→ **Task requirements**:
Can you copy out the data exactly? Leave the images out.

→ **Stored data**:
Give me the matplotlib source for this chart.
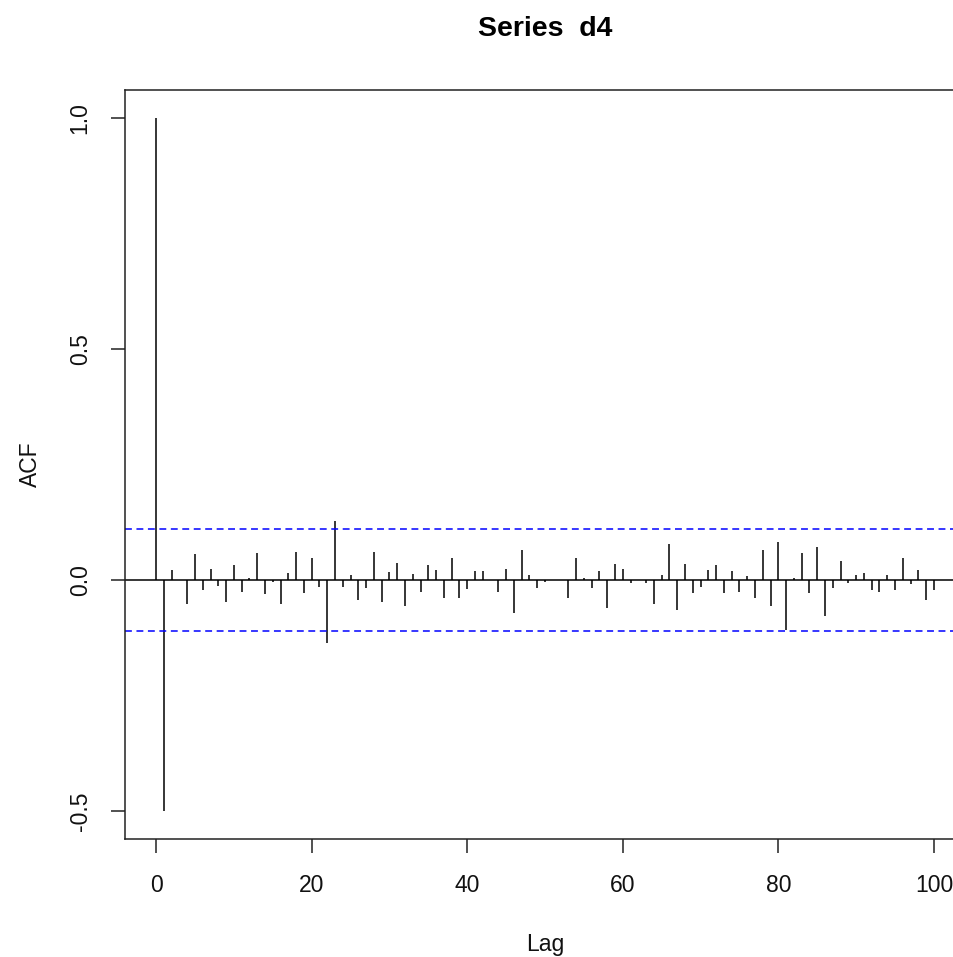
import numpy as np
import matplotlib.pyplot as plt

plt.rcParams['font.family'] = ['Liberation Sans', 'DejaVu Sans']

# sample autocorrelations of d4, lags 0..100
lags = list(range(101))
acf = [
    1.000, -0.500, 0.022, 0.001, -0.051, 0.056, -0.022, 0.025, -0.012, -0.048,
    0.032, -0.025, 0.005, 0.058, -0.031, -0.004, -0.051, 0.015, 0.061, -0.028,
    0.048, -0.014, -0.137, 0.128, -0.014, 0.012, -0.042, -0.018, 0.061, -0.048,
    0.018, 0.038, -0.055, 0.014, -0.025, 0.032, 0.022, -0.038, 0.048, -0.038,
    -0.019, 0.019, 0.019, 0.001, -0.025, 0.025, -0.071, 0.064, 0.012, -0.018,
    -0.005, 0.001, 0.000, -0.038, 0.048, 0.005, -0.018, 0.019, -0.061, 0.035,
    0.025, -0.006, 0.000, -0.006, -0.051, 0.012, 0.079, -0.064, 0.035, -0.028,
    -0.014, 0.022, 0.032, -0.028, 0.019, -0.025, 0.009, -0.038, 0.064, -0.055,
    0.082, -0.107, 0.005, 0.058, -0.028, 0.072, -0.078, -0.018, 0.041, -0.006,
    0.012, 0.015, -0.022, -0.025, 0.012, -0.022, 0.048, -0.008, 0.022, -0.044,
    -0.022,
]
n_obs = 320
ci = 1.959964 / np.sqrt(n_obs)

xticks = [0, 20, 40, 60, 80, 100]
yticks = [-0.5, 0.0, 0.5, 1.0]
yticklabels = ['-0.5', '0.0', '0.5', '1.0']

W, H = 954, 957
fig = plt.figure(figsize=(W / 100, H / 100), dpi=100)
ax = fig.add_axes([125 / W, (H - 839) / H, 840 / W, 749 / H])

ax.vlines(lags, 0, acf, color='black', linewidth=1.1)
ax.axhline(0, color='black', linewidth=1.1)
for c in (ci, -ci):
    ax.axhline(c, color='#0000FF', linewidth=1.1, linestyle=(0, (4.5, 3)))

ax.set_xlim(-4, 104)
ax.set_ylim(-0.56, 1.06)
ax.set_xticks(xticks)
ax.set_yticks(yticks)
ax.set_yticklabels(yticklabels, rotation=90, va='center')

for s in ax.spines.values():
    s.set_linewidth(1.1)
    s.set_color('#222222')
ax.tick_params(axis='both', length=10, width=1.1, color='#222222',
               labelsize=16.5, labelcolor='#111111')
ax.tick_params(axis='x', pad=15)
ax.tick_params(axis='y', pad=14)

ax.set_xlabel('Lag', fontsize=16.5, color='#111111', labelpad=26)
ax.set_ylabel('ACF', fontsize=16.5, color='#111111', labelpad=19)
ax.set_title('Series  d4', fontsize=20.5, fontweight='bold', pad=39)

fig.savefig('out.png', dpi=100)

→ **Result**:
Give me the matplotlib source for this chart.
import numpy as np
import matplotlib.pyplot as plt

plt.rcParams['font.family'] = ['Liberation Sans', 'DejaVu Sans']

# sample autocorrelations of d4, lags 0..100
lags = list(range(101))
acf = [
    1.000, -0.500, 0.022, 0.001, -0.051, 0.056, -0.022, 0.025, -0.012, -0.048,
    0.032, -0.025, 0.005, 0.058, -0.031, -0.004, -0.051, 0.015, 0.061, -0.028,
    0.048, -0.014, -0.137, 0.128, -0.014, 0.012, -0.042, -0.018, 0.061, -0.048,
    0.018, 0.038, -0.055, 0.014, -0.025, 0.032, 0.022, -0.038, 0.048, -0.038,
    -0.019, 0.019, 0.019, 0.001, -0.025, 0.025, -0.071, 0.064, 0.012, -0.018,
    -0.005, 0.001, 0.000, -0.038, 0.048, 0.005, -0.018, 0.019, -0.061, 0.035,
    0.025, -0.006, 0.000, -0.006, -0.051, 0.012, 0.079, -0.064, 0.035, -0.028,
    -0.014, 0.022, 0.032, -0.028, 0.019, -0.025, 0.009, -0.038, 0.064, -0.055,
    0.082, -0.107, 0.005, 0.058, -0.028, 0.072, -0.078, -0.018, 0.041, -0.006,
    0.012, 0.015, -0.022, -0.025, 0.012, -0.022, 0.048, -0.008, 0.022, -0.044,
    -0.022,
]
n_obs = 320
ci = 1.959964 / np.sqrt(n_obs)

xticks = [0, 20, 40, 60, 80, 100]
yticks = [-0.5, 0.0, 0.5, 1.0]
yticklabels = ['-0.5', '0.0', '0.5', '1.0']

W, H = 954, 957
fig = plt.figure(figsize=(W / 100, H / 100), dpi=100)
ax = fig.add_axes([125 / W, (H - 839) / H, 840 / W, 749 / H])

ax.vlines(lags, 0, acf, color='black', linewidth=1.1)
ax.axhline(0, color='black', linewidth=1.1)
for c in (ci, -ci):
    ax.axhline(c, color='#0000FF', linewidth=1.1, linestyle=(0, (4.5, 3)))

ax.set_xlim(-4, 104)
ax.set_ylim(-0.56, 1.06)
ax.set_xticks(xticks)
ax.set_yticks(yticks)
ax.set_yticklabels(yticklabels, rotation=90, va='center')

for s in ax.spines.values():
    s.set_linewidth(1.1)
    s.set_color('#222222')
ax.tick_params(axis='both', length=10, width=1.1, color='#222222',
               labelsize=16.5, labelcolor='#111111')
ax.tick_params(axis='x', pad=15)
ax.tick_params(axis='y', pad=14)

ax.set_xlabel('Lag', fontsize=16.5, color='#111111', labelpad=26)
ax.set_ylabel('ACF', fontsize=16.5, color='#111111', labelpad=19)
ax.set_title('Series  d4', fontsize=20.5, fontweight='bold', pad=39)

fig.savefig('out.png', dpi=100)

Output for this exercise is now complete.